Un choc de plus pour Fanny, son double touchait des points sensibles, des questions vinrent brusquement dans la tête de l'ignorante et elle pleura encore plus, des douleurs dans la poitrine.

— Ne t'es-tu jamais rendue compte que tu étais invisible pour lui, depuis ces trois années ? Tout ce que tu ressens alors que je te parle, c'est ce que vit ton mari chaque seconde de sa vie depuis que tu es morte, mais de façon amplifiée ! Il est à l'agonie, ton absence et le fait qu'il ne fasse pas son deuil aggravent son état. Aide-le à faire son deuil, fais le tien.

Fanny tomba à genoux, criant le plus possible.

— Toutes les personnes qui nous entourent sont bloquées ici, comme moi, et ici c'est vraiment pas drôle à vivre.

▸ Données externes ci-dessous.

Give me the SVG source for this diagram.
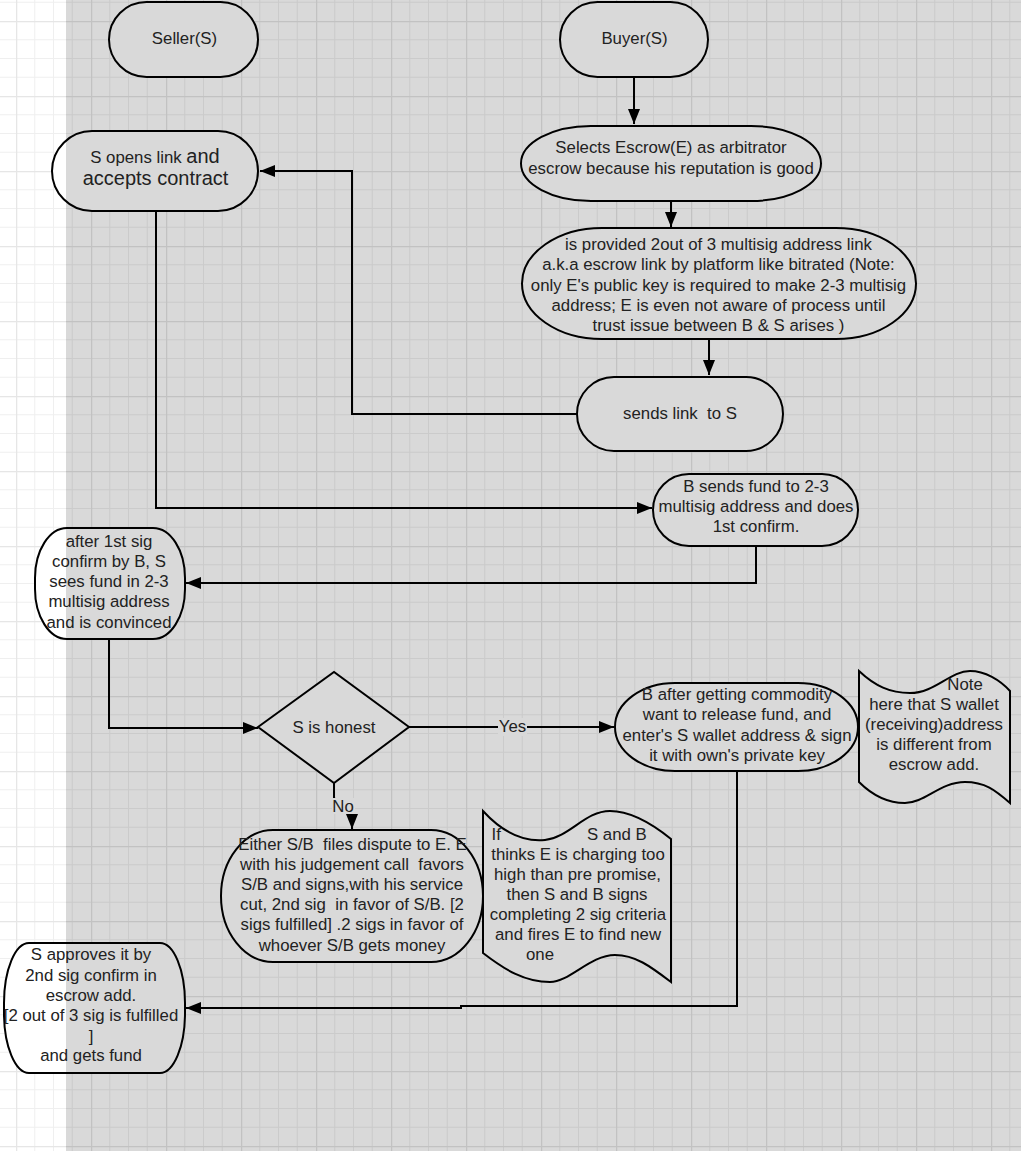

Tous les enfants que tu vois, sont soit réellement des enfants décédés à cet âge, soit des êtres qui ont préféré retrouver leur enveloppe corporelle qui les ont marqués. Nous, c'est le jour de ta mort.

— David.. qu'est-ce que je vais devenir sans lui ?

Le double de Fanny s'agenouilla doucement à ses côtés, et dans un geste se voulant réconfortant, il lui enlaça tendrement les épaules.

— On ne fera plus qu'un. On ne sera plus coincées dans cet endroit, on ira ailleurs et on sera heureuses ! Une fois libérées de toutes les barrières psychiques et mentales, je te promets que tu auras l'impression de revivre ! David pourra se sortir de la tourmente dans laquelle il meurt à petit feu depuis que tu n'es plus là. Il pourra redevenir un homme confiant et joyeux et pourra refaire sa vie, mais il ne t'oublieras pas, c'est une certitude !

Les deux jeunes femmes face à la salle de bains, toutes deux marchèrent et comme par magie, la visibilité se débloqua. Fanny observa son mari qui lui-même s'inspectait malheureux à en crever.

— Regarde-le bien Fanny, il serait prêt à faire la même erreur que toi. Parce que lui a perdu deux personnes, toi il y a trois années et votre petit garçon l'année dernière. Il a continué à se battre et à élever Liam alors qu'il mourrait intérieurement, il s'est encore plus battu pour que votre fils souffre le moins possible de ton absence et de sa maladie. Liam n'a pas mis longtemps avant de comprendre qu'il devait libérer son père. Allez Fanny, cesse d'être égoïste.

Fanny pleura encore quelques minutes devant son mari anéanti. Puis, elle céda et prononça la phrase libératrice pour eux.

— Je fais le choix de partir, pour le bien de toutes les personnes bloquées à cause de moi. Je me libère, je vous libère. Je vous aime.

David disparut, puis le double de Fanny, ainsi que tout ce qui l'entourait.

Sa nouvelle vie lui tendait enfin les bras.